Data Pipeline Example

pipeline

Yatsenko et al., bioRxiv 2021

Getting Started

Developer Guide

Prerequisites

  • Docker (Docker daemon must be running)
  • Python 3.10+

Quick Start

# Clone and install
git clone https://github.com/datajoint/datajoint-python.git
cd datajoint-python
pip install -e ".[test]"

# Run all tests (containers start automatically via testcontainers)
pytest tests/

# Install and run pre-commit hooks
pip install pre-commit
pre-commit install
pre-commit run --all-files

Running Tests

Tests use testcontainers to automatically manage MySQL and MinIO containers. No manual docker-compose up required - containers start when tests run and stop afterward.

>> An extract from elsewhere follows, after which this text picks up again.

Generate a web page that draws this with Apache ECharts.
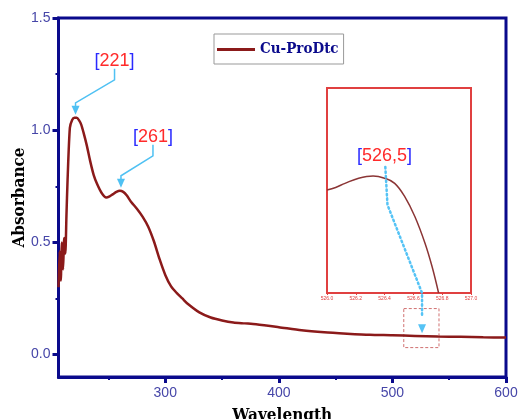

# Run all tests (recommended)
pytest tests/

# Run with coverage report
pytest --cov-report term-missing --cov=datajoint tests/

# Run specific test file
pytest tests/integration/test_blob.py -v

# Run only unit tests (no containers needed)
pytest tests/unit/

Alternative: External Containers

For development/debugging, you may prefer persistent containers that survive test runs:

# Start containers manually
docker compose up -d db minio

# Run tests using external containers
DJ_USE_EXTERNAL_CONTAINERS=1 pytest tests/

# Stop containers when done
docker compose down

Alternative: Full Docker

Run tests entirely in Docker (no local Python needed):

docker compose --profile test up djtest --build

Alternative: Using pixi

pixi users can run tests with:

pixi install        # First time setup
pixi run test       # Runs tests (testcontainers manages containers)

Pre-commit Hooks

Pre-commit hooks run automatically on git commit to check code quality. All hooks must pass before committing.

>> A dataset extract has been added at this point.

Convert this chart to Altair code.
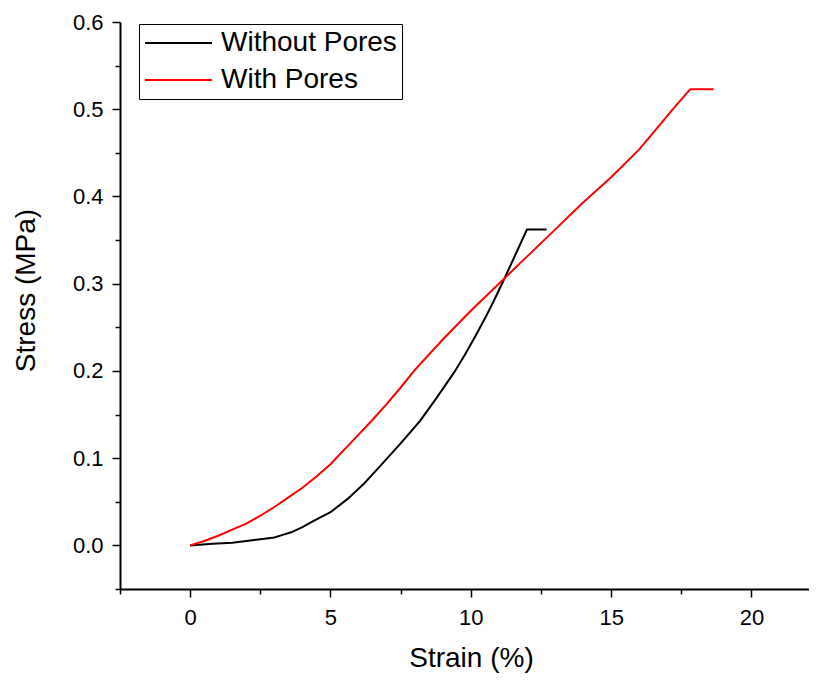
import altair as alt
import pandas as pd

# Without Pores (black)
strain_without = [0, 0.8, 1.5, 2.0, 2.5, 3.0, 3.3, 3.6, 4.0, 4.4, 5.0, 5.6, 6.2, 6.8, 7.5, 8.2, 8.8, 9.4, 9.8, 10.2, 10.5, 10.8, 11.2, 11.6, 12.0, 12.7]
stress_without = [0, 0.002, 0.003, 0.005, 0.007, 0.009, 0.012, 0.015, 0.021, 0.028, 0.038, 0.053, 0.071, 0.092, 0.117, 0.143, 0.170, 0.198, 0.219, 0.242, 0.260, 0.279, 0.306, 0.334, 0.362, 0.362]

# With Pores (red)
strain_with = [0, 0.5, 1, 1.5, 2, 2.5, 3, 3.5, 4, 4.5, 5, 5.5, 6, 6.5, 7, 7.5, 8, 9, 10, 11, 12, 13, 14, 15, 16, 16.6, 17.2, 17.82, 18.65]
stress_with = [0, 0.005, 0.011, 0.018, 0.025, 0.034, 0.044, 0.055, 0.066, 0.079, 0.093, 0.110, 0.127, 0.144, 0.162, 0.181, 0.201, 0.236, 0.269, 0.300, 0.331, 0.362, 0.393, 0.422, 0.454, 0.477, 0.500, 0.523, 0.523]

series_names = ["Without Pores", "With Pores"]
series_colors = ["#000000", "#ff0000"]

x_ticks = [-2.5, 0, 2.5, 5, 7.5, 10, 12.5, 15, 17.5, 20]
y_ticks = [-0.05, 0, 0.05, 0.1, 0.15, 0.2, 0.25, 0.3, 0.35, 0.4, 0.45, 0.5, 0.55, 0.6]

rows = []
for i, (x, y) in enumerate(zip(strain_without, stress_without)):
    rows.append({"series": series_names[0], "strain": x, "stress": y, "idx": i})
for i, (x, y) in enumerate(zip(strain_with, stress_with)):
    rows.append({"series": series_names[1], "strain": x, "stress": y, "idx": i})
df = pd.DataFrame(rows)

FONT = "Liberation Sans"

x_major = "abs(datum.value / 5 - round(datum.value / 5)) < 0.001"
y_major = "abs(datum.value * 10 - round(datum.value * 10)) < 0.001"

chart = alt.Chart(df).mark_line(strokeWidth=2).encode(
    x=alt.X(
        "strain:Q",
        scale=alt.Scale(domain=[-2.5, 22.05], nice=False, zero=False),
        axis=alt.Axis(
            title="Strain (%)",
            values=x_ticks,
            labelExpr=f"({x_major}) ? format(datum.value, 'd') : ''",
            tickSize={"condition": {"test": x_major, "value": 8}, "value": 5},
            labelPadding=10,
            titleX=351,
            titleY=77,
            titleBaseline="alphabetic",
            titleAlign="center",
        ),
    ),
    y=alt.Y(
        "stress:Q",
        scale=alt.Scale(domain=[-0.05, 0.6], nice=False, zero=False),
        axis=alt.Axis(
            title="Stress (MPa)",
            values=y_ticks,
            labelExpr=f"({y_major}) ? format(datum.value, '.1f') : ''",
            tickSize={"condition": {"test": y_major, "value": 8}, "value": 5},
            labelPadding=9,
            titleAngle=270,
            titleX=-86,
            titleY=268,
            titleBaseline="alphabetic",
            titleAlign="center",
        ),
    ),
    color=alt.Color(
        "series:N",
        scale=alt.Scale(domain=series_names, range=series_colors),
        legend=alt.Legend(
            title=None,
            orient="none",
            legendX=19,
            legendY=2,
            symbolType="stroke",
            symbolSize=4489,
            symbolStrokeWidth=2,
            clipHeight=28,
            labelFontSize=28,
            labelFont=FONT,
            labelLimit=0,
            labelOffset=8,
            rowPadding=9,
            padding=5,
            strokeColor="#000000",
            fillColor="#ffffff",
        ),
    ),
    order=alt.Order("idx:Q"),
).properties(
    width=689,
    height=567,
    autosize=alt.AutoSizeParams(type="none"),
    padding={"left": 112, "top": 14, "right": 0, "bottom": 84},
).configure_axis(
    grid=False,
    domainColor="#000000",
    domainWidth=2,
    tickColor="#000000",
    tickWidth=1.5,
    labelFont=FONT,
    labelFontSize=22,
    labelColor="#000000",
    titleFont=FONT,
    titleFontSize=28,
    titleFontWeight="normal",
    titleColor="#000000",
).configure_view(
    stroke=None
)

chart.save("out.html", embed_options={"renderer": "svg", "actions": False})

# Install hooks (first time only)
pip install pre-commit
pre-commit install

# Run all checks manually
pre-commit run --all-files

# Run specific hook
pre-commit run ruff --all-files
pre-commit run codespell --all-files

Hooks include:

  • ruff: Python linting and formatting
  • codespell: Spell checking
  • YAML/JSON/TOML validation
  • Large file detection

Before Submitting a PR

  1. Run all tests: pytest tests/
  2. Run pre-commit: pre-commit run --all-files
  3. Check coverage: pytest --cov-report term-missing --cov=datajoint tests/

Environment Variables

For external container mode (DJ_USE_EXTERNAL_CONTAINERS=1):

Variable Default Description
DJ_HOST localhost MySQL hostname
DJ_PORT 3306 MySQL port
DJ_USER root MySQL username
DJ_PASS password MySQL password
S3_ENDPOINT localhost:9000 MinIO endpoint

For Docker-based testing (devcontainer, djtest), set DJ_HOST=db and S3_ENDPOINT=minio:9000.